- [TASK OBJECTIVE]
Omit all images. Write out the rest of the material exactly.

---*---

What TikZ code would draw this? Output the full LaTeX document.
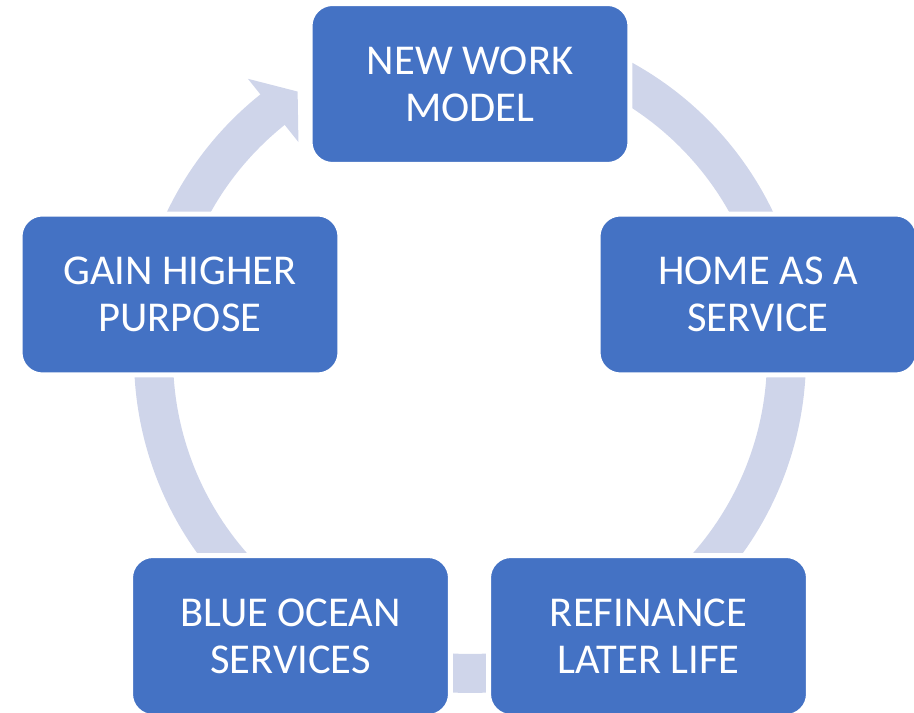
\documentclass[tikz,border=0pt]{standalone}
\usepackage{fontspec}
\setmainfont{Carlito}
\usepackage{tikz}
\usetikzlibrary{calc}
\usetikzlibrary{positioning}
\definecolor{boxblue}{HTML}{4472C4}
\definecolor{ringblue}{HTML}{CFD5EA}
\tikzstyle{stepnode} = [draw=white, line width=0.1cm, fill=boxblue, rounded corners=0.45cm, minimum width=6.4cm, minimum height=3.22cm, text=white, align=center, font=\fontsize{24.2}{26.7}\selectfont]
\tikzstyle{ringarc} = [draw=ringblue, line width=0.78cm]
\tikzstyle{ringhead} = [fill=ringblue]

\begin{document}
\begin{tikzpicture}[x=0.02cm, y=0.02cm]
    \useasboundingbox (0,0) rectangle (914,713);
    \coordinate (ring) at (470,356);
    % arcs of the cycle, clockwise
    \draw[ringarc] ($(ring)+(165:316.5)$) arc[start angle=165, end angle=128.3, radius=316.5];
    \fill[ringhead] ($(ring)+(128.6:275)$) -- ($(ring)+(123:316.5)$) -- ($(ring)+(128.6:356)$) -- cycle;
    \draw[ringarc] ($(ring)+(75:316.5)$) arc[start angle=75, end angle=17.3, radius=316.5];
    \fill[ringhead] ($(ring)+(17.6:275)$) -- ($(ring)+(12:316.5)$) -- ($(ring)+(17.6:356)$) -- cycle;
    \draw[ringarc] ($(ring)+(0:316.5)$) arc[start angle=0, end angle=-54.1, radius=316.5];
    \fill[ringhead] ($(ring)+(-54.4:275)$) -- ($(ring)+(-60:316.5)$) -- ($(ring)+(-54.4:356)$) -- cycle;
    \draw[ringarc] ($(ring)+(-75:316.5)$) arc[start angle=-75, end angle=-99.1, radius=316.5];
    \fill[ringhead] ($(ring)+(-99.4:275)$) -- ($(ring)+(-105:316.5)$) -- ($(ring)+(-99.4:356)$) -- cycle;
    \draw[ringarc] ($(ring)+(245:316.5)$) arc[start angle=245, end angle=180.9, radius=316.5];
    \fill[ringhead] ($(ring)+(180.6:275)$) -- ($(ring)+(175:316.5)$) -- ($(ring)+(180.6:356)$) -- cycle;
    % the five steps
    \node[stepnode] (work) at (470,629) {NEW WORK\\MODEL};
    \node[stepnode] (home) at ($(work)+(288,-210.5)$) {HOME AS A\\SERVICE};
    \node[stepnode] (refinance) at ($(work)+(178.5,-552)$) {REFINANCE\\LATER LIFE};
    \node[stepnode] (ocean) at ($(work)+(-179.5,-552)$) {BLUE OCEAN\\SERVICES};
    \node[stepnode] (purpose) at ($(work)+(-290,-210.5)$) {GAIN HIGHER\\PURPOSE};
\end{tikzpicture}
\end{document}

---*---

- [REPLY TO THE EXERCISE]
What TikZ code would draw this? Output the full LaTeX document.
\documentclass[tikz,border=0pt]{standalone}
\usepackage{fontspec}
\setmainfont{Carlito}
\usepackage{tikz}
\usetikzlibrary{calc}
\usetikzlibrary{positioning}
\definecolor{boxblue}{HTML}{4472C4}
\definecolor{ringblue}{HTML}{CFD5EA}
\tikzstyle{stepnode} = [draw=white, line width=0.1cm, fill=boxblue, rounded corners=0.45cm, minimum width=6.4cm, minimum height=3.22cm, text=white, align=center, font=\fontsize{24.2}{26.7}\selectfont]
\tikzstyle{ringarc} = [draw=ringblue, line width=0.78cm]
\tikzstyle{ringhead} = [fill=ringblue]

\begin{document}
\begin{tikzpicture}[x=0.02cm, y=0.02cm]
    \useasboundingbox (0,0) rectangle (914,713);
    \coordinate (ring) at (470,356);
    % arcs of the cycle, clockwise
    \draw[ringarc] ($(ring)+(165:316.5)$) arc[start angle=165, end angle=128.3, radius=316.5];
    \fill[ringhead] ($(ring)+(128.6:275)$) -- ($(ring)+(123:316.5)$) -- ($(ring)+(128.6:356)$) -- cycle;
    \draw[ringarc] ($(ring)+(75:316.5)$) arc[start angle=75, end angle=17.3, radius=316.5];
    \fill[ringhead] ($(ring)+(17.6:275)$) -- ($(ring)+(12:316.5)$) -- ($(ring)+(17.6:356)$) -- cycle;
    \draw[ringarc] ($(ring)+(0:316.5)$) arc[start angle=0, end angle=-54.1, radius=316.5];
    \fill[ringhead] ($(ring)+(-54.4:275)$) -- ($(ring)+(-60:316.5)$) -- ($(ring)+(-54.4:356)$) -- cycle;
    \draw[ringarc] ($(ring)+(-75:316.5)$) arc[start angle=-75, end angle=-99.1, radius=316.5];
    \fill[ringhead] ($(ring)+(-99.4:275)$) -- ($(ring)+(-105:316.5)$) -- ($(ring)+(-99.4:356)$) -- cycle;
    \draw[ringarc] ($(ring)+(245:316.5)$) arc[start angle=245, end angle=180.9, radius=316.5];
    \fill[ringhead] ($(ring)+(180.6:275)$) -- ($(ring)+(175:316.5)$) -- ($(ring)+(180.6:356)$) -- cycle;
    % the five steps
    \node[stepnode] (work) at (470,629) {NEW WORK\\MODEL};
    \node[stepnode] (home) at ($(work)+(288,-210.5)$) {HOME AS A\\SERVICE};
    \node[stepnode] (refinance) at ($(work)+(178.5,-552)$) {REFINANCE\\LATER LIFE};
    \node[stepnode] (ocean) at ($(work)+(-179.5,-552)$) {BLUE OCEAN\\SERVICES};
    \node[stepnode] (purpose) at ($(work)+(-290,-210.5)$) {GAIN HIGHER\\PURPOSE};
\end{tikzpicture}
\end{document}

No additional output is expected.